In Umgebungsvariable habe ich als Systemvariable folgendes eingegeben:

C:\Programme\Java\jdk1.6.0_14\lib\derby.jar


----------



## ralfgc (31. Aug 2009)

Hallo,

ja es ist egal wo das jar liegt ABER die JVM muss wissen wo sie ist. die jar muss also
im classpath sein. Das kannst du bspw. mit dem Parameter "-cp"  erreichen,
welches du an das Kommando "java" beim Aufruf ranhängst. Hast du ein 
jar-file deines Programms erzeugt, kannst du dies dort im Manifest angeben. 

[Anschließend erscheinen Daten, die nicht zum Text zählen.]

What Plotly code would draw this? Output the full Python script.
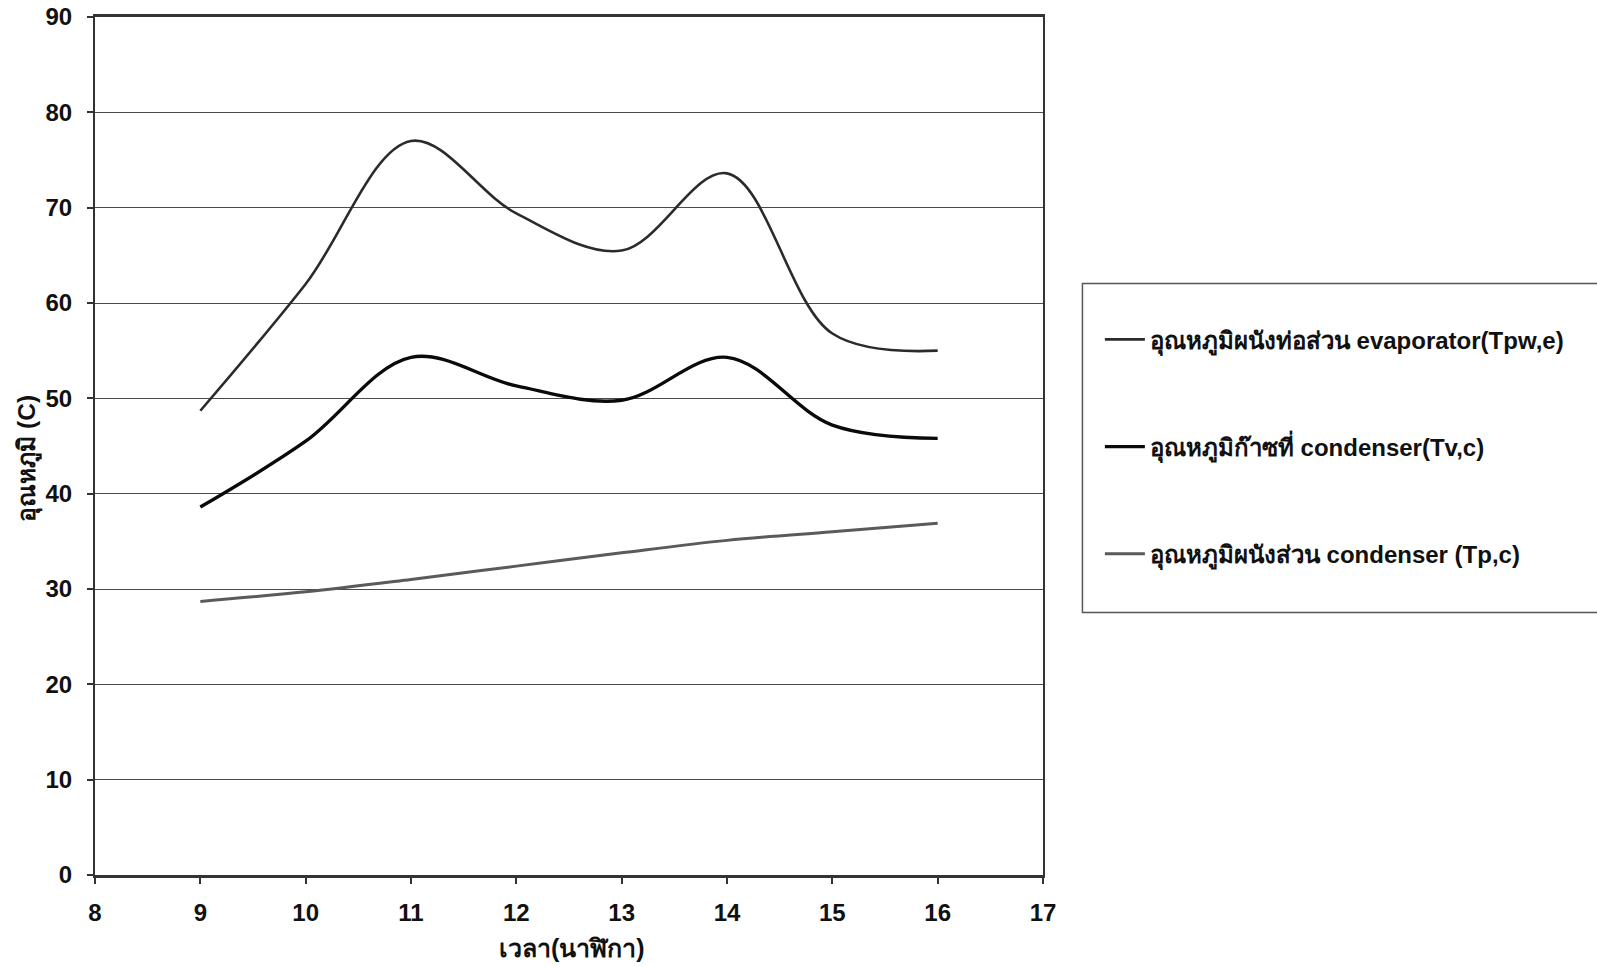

Und so in der Entwicklungsumgebung ist das nat. von Umgebung zu Umgebung
verschieden. Welche nutzt du denn? Eclipse?

mfG


----------



## java_1985 (31. Aug 2009)

Nein ich habe keine jar Datei erzeugt ich arbeite mit Eclipse bin noch ein Anfänger deswegen kenne ich mich nicht so aus wie hänge ich das denn an der Java Datei -cp???


----------



## java_1985 (31. Aug 2009)

Habs hingekriegt vielen lieben dank ralf ))


----------



## ralfgc (31. Aug 2009)

Hi,

unter Eclipse kannst du die lib folgendermaßen hinzufügen.
Rechte Maustaste auf dein Projekt -> Properties
dann links "Java Build Path" auswählen, in den Reiter "Libaries" gehen, 
und auf "Add Jars..." klicken und dann deine jar auswählen.

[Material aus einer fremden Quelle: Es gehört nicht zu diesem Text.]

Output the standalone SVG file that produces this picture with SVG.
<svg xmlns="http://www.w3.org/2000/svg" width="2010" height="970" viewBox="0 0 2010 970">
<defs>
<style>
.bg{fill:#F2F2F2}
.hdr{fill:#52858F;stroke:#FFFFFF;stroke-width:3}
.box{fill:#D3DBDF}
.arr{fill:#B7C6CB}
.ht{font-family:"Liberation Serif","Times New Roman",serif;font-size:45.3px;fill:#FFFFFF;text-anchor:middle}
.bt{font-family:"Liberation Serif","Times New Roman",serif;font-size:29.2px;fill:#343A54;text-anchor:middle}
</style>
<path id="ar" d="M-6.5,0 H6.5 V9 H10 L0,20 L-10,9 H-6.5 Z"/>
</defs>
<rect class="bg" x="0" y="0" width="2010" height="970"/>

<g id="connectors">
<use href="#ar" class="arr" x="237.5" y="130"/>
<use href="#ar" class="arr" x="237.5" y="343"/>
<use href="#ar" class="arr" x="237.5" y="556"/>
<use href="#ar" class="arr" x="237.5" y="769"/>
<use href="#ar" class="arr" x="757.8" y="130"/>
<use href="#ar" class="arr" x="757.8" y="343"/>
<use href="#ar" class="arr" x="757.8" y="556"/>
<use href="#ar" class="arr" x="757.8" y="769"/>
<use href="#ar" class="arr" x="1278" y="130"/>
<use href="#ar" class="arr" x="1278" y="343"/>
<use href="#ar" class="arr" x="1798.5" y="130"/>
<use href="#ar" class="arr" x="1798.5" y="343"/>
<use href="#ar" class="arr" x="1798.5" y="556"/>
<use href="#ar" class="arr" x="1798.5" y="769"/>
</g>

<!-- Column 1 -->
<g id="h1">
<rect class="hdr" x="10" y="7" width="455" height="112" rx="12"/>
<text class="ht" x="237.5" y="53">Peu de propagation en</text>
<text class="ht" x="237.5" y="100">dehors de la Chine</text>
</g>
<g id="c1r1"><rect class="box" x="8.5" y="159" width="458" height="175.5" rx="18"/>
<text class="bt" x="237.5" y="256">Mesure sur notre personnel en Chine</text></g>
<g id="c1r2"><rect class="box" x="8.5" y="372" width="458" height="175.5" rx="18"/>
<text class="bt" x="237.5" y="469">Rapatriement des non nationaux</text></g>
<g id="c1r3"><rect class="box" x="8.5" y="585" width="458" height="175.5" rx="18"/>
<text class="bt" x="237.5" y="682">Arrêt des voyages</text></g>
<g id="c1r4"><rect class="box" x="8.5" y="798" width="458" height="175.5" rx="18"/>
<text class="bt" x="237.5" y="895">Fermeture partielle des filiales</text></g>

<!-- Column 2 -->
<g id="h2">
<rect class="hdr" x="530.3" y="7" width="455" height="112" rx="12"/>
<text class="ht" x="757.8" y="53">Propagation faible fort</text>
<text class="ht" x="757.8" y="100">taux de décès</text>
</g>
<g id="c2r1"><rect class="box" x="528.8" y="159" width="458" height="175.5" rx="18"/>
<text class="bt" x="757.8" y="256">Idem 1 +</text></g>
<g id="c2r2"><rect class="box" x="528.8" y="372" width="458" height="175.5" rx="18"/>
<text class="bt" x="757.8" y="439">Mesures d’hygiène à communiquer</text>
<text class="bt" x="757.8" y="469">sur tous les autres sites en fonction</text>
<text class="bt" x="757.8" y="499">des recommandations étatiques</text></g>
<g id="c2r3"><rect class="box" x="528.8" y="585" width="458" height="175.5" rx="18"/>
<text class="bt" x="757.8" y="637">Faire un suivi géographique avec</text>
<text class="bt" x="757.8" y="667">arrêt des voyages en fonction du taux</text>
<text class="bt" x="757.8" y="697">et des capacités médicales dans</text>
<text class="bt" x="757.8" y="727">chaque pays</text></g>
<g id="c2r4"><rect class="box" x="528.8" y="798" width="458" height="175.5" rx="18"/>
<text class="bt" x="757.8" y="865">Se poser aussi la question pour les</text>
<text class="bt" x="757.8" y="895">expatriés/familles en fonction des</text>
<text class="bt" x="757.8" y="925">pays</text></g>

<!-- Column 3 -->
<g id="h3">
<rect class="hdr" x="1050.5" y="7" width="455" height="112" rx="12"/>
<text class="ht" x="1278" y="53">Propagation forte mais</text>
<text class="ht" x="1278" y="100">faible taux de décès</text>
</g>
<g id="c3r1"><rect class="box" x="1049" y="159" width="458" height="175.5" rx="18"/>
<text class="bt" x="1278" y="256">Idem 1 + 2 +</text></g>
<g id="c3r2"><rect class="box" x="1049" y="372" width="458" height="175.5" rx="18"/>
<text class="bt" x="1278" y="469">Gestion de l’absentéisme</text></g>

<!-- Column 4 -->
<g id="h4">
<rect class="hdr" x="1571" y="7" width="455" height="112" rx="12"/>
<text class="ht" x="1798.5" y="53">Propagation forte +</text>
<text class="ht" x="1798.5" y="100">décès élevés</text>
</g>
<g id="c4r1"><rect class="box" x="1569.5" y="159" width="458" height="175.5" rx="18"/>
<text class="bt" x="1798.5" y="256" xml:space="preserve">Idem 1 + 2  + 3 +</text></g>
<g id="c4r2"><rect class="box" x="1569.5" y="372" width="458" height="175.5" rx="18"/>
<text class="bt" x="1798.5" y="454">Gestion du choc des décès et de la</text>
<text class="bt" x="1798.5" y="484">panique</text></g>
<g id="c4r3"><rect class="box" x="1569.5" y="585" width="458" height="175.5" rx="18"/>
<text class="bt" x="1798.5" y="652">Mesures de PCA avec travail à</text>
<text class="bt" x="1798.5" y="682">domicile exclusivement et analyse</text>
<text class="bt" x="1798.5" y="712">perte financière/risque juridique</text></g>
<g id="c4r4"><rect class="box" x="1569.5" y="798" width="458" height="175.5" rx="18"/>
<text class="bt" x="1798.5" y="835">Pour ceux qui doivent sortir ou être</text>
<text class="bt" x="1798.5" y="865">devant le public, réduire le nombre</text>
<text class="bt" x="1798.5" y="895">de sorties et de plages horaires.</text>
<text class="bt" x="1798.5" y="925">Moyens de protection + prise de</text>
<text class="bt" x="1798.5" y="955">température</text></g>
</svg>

-cp ist ein Parameter für die JVM, also das Programm "java" was man auf der
Konsole eingeben kann (wenn das bin verzeichnis im PATH ist).
Mit dem Parameter kannst du libs in den Classpath setzen, so das er die 
Bibliothek bei der Programmausführung auch findet. bspw: java -cp ../mein.jar MeinProgramm

mfG


----------